Per la rubrica “Volontariato è…” valichiamo le Alpi e arriviamo in Francia da dove è partita Charlotte Ané, studentessa al quarto anno dell’Università agraria di Tolosa, per uno stage presso la fattoria didattica Tshanfeto in Costa d’Avorio
La fattoria pedagogica Tshanfeto – che significa «Alzati!» in lingua locale – è sorta nel 2000 a Yopougon, una città a circa 17 km dalla capitale Abidjan. L’hanno fondata i missionari betharramiti con l’obiettivo di formare giovani africani e dar loro gli strumenti per gestire una piccola azienda agricola con cui mantenere la famiglia e sviluppare progressivamente l’economia della zona.
Durante il mio percorso di studi dovevo decidere dove fare lo stage e la mia scelta è caduta sulla fattoria di Tshanfeto ad Abidjan. Sì, so che può sembrare una scelta particolare ma verso questa destinazione mi ha spinto il desiderio di vivere il periodo di apprendistato in un Paese in via di sviluppo e non in un’università in Francia. Prima ancora che di avventure educative, infatti, sono appassionata di avventure umane: amo partire per incontrare e conoscere persone nuove; inoltre sono sempre stata attratta dall’Africa. Quando mi si è offerta questa opportunità, non ho avuto dubbi né ripensamenti: l’ho colta al volo.
Sono partita con un altro mio compagno di studi, Julien. L’inizio non è stato facile: quando si cambia Paese, infatti, occorre modificare anche le proprie abitudini. Prima della partenza ci domandavamo se saremmo stati i benvenuti in una terra così tanto diversa dalla nostra (anche se accomunata dalla medesima lingua), avevamo molte domande che però sono svanite immediatamente di fronte alla grande accoglienza degli ivoriani. Una delle cose che mi ha colpito fin da subito è la vita per strada. La strada è viva e la strada è vita: ci sono venditori ovunque, la gente canta e ride, si percepisce uno spirito di gioia condiviso. Persino i bambini che giocano e corrono per le vie sembrano figli di tutti i passanti.

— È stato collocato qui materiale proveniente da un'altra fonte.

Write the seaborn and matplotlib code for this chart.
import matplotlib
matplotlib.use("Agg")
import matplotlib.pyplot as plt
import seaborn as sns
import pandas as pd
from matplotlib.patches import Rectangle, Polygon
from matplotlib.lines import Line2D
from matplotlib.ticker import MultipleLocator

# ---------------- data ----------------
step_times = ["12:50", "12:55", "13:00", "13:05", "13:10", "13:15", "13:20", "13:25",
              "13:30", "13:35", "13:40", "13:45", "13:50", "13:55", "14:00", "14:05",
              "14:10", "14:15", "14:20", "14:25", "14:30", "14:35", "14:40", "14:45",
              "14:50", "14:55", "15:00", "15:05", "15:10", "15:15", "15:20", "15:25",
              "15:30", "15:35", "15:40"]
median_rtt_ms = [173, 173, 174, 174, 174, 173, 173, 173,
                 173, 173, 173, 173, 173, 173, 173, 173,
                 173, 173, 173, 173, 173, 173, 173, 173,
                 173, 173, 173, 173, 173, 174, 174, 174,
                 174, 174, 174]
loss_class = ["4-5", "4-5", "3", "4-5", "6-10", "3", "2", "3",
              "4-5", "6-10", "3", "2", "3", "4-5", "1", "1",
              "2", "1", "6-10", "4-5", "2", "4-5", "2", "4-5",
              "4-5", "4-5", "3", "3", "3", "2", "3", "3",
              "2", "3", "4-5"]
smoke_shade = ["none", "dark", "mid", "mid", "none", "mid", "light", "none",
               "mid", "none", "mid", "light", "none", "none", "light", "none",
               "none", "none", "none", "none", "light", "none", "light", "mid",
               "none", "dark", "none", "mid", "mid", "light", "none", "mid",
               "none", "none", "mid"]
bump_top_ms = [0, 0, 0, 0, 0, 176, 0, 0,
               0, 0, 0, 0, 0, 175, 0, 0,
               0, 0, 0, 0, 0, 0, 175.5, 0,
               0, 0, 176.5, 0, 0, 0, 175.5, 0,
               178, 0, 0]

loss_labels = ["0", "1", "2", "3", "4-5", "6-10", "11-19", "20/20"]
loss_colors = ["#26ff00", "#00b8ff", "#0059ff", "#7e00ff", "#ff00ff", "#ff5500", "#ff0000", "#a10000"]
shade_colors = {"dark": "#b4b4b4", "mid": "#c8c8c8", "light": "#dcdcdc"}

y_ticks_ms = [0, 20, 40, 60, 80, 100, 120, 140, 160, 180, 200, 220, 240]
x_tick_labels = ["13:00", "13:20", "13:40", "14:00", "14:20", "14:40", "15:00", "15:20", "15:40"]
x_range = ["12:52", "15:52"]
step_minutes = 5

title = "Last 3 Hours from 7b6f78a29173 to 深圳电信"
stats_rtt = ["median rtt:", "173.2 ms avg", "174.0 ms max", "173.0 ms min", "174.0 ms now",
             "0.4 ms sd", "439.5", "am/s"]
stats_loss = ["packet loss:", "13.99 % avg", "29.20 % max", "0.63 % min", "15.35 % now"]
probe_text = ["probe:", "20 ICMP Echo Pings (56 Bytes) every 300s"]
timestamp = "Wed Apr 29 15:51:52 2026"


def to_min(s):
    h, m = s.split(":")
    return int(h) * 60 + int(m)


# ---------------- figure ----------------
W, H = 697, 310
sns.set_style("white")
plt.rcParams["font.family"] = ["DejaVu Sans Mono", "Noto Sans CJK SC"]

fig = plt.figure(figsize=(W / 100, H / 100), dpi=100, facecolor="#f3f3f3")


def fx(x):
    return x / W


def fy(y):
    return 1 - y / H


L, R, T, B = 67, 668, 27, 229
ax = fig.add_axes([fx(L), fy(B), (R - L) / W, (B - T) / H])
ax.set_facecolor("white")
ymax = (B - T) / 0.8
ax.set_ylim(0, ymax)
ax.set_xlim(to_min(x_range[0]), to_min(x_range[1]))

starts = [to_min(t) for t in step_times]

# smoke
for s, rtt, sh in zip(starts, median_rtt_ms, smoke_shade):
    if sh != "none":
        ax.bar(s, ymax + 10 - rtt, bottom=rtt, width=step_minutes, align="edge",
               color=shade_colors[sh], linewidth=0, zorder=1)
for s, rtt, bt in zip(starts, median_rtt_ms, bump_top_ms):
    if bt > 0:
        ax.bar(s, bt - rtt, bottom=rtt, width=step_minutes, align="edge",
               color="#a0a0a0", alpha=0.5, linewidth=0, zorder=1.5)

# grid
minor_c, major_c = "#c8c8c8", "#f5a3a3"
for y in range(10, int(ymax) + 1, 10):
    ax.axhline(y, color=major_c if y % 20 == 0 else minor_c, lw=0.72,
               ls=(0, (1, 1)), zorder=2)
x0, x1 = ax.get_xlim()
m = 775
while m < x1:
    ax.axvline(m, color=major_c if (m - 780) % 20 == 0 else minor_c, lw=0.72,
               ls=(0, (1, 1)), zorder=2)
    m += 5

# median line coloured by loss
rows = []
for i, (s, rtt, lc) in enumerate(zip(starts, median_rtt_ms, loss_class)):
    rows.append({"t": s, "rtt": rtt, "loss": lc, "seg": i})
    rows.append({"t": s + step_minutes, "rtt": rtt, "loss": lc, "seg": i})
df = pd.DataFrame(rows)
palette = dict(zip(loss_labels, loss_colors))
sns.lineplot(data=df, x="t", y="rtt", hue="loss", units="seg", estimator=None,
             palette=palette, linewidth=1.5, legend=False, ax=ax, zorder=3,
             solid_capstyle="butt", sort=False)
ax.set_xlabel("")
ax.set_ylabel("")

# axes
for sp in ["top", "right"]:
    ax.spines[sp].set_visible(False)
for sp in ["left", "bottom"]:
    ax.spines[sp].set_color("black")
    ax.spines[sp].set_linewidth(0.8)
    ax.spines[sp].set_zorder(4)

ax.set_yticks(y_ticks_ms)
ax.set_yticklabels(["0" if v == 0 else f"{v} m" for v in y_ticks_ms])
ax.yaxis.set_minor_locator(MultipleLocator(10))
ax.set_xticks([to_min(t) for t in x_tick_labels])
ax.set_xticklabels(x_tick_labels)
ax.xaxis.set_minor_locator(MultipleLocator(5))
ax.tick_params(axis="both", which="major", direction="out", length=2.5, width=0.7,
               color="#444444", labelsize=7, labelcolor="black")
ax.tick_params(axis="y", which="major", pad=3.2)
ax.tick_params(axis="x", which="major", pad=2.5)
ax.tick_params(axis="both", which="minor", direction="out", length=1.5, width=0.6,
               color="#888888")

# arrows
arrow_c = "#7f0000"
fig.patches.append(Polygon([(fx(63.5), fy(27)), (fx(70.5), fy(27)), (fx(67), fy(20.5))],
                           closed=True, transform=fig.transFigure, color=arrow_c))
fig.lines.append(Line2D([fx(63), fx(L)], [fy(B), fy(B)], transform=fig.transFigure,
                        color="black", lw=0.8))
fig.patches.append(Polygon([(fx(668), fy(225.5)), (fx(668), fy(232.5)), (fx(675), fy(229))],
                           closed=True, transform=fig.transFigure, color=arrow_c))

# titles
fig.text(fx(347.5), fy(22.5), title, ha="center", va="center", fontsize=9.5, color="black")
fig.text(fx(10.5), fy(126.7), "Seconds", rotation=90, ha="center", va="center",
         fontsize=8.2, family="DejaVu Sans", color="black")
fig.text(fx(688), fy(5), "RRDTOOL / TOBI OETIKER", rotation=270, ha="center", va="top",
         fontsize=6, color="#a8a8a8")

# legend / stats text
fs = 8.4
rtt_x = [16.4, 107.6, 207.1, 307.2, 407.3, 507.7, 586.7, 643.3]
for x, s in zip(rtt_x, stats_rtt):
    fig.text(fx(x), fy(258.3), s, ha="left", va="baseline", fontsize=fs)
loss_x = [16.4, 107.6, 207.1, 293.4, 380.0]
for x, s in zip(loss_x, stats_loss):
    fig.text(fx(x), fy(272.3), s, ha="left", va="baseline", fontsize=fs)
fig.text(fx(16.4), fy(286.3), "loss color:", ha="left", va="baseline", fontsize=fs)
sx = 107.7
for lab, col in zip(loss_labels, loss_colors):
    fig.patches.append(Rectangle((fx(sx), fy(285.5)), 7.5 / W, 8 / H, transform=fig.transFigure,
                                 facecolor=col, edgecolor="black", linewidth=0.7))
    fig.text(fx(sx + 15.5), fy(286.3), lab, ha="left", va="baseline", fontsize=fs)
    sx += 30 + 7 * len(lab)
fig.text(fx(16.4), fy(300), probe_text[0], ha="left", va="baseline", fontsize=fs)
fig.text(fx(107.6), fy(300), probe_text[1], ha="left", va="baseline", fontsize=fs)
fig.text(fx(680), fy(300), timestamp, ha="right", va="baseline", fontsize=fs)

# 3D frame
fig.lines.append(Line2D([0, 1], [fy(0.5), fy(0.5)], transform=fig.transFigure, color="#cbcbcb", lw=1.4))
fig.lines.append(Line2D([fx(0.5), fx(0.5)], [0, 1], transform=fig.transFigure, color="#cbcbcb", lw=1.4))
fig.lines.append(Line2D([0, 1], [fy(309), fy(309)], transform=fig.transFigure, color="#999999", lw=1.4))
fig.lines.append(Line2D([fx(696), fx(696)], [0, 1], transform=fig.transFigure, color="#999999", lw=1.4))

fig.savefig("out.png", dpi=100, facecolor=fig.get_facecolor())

In Costa d’Avorio mi sono pure rotta un piede: ovunque andavo, le persone si preoccupavano per me e tutti mi auguravano una buona ripresa, cosa che mai sarebbe successa in Francia.
Io e Julien siamo stati accolti presso la comunità Adiapodoumé: io sono cristiana, Julien no. Prima della partenza, il pensiero comune era: «Cosa ci va a fare una ragazza in una comunità di religiosi?!». Invece non ho avuto nessun tipo di problema a vivere in comunità rispettandone spazi, tempi e orari; al contrario ho partecipato alla vita della comunità, dalle celebrazioni del mattino prima di cominciare la giornata ai momenti conviviali, di sport e alle serate ricreative. Vivere l’esperienza in questo contesto è stata una fortuna che ha facilitato la condivisione della quotidianità e reso semplice l’incontro con gli altri. In Costa d’Avorio anche la mia fede è cambiata: in Francia oggi molti giovani si dichiarano miscredenti o contrari ai principi della religione cristiana; vivere in un clima in cui tutti sono credenti invece aiuta ad andare avanti e porsi domande sulla propria fede e su come la si sta vivendo… qui Dio è presente in ogni azione della vita.
Della Costa d’Avorio ricordo la gioia, la condivisione e i bei paesaggi ma ho anche negli occhi le notevoli differenze dei diversi quartieri della stessa città. Ho capito cosa vuol dire essere bianco in un Paese africano: significa ancora “essere ricco” e questa è un etichetta difficile da togliere.
Infine un pensiero a Tshanfeto: questa fattoria pedagogica all’avanguardia insegna ai giovani le migliori tecniche agricole, infonde loro fiducia e li rende autonomi facilitando in questo modo il loro inserimento socio-professionale. È stato uno scambio di conoscenze e di pensieri molto bello: per la prima volta ho avuto modo di tenere delle lezioni per condividere quel che ho imparato durante i miei studi. Spesso mi capita di pensare al futuro: per ora non sono sicura che quando finirò gli studi lavorerò e vivrò in Francia. Chissà… Magari in futuro potrei tornare proprio qui.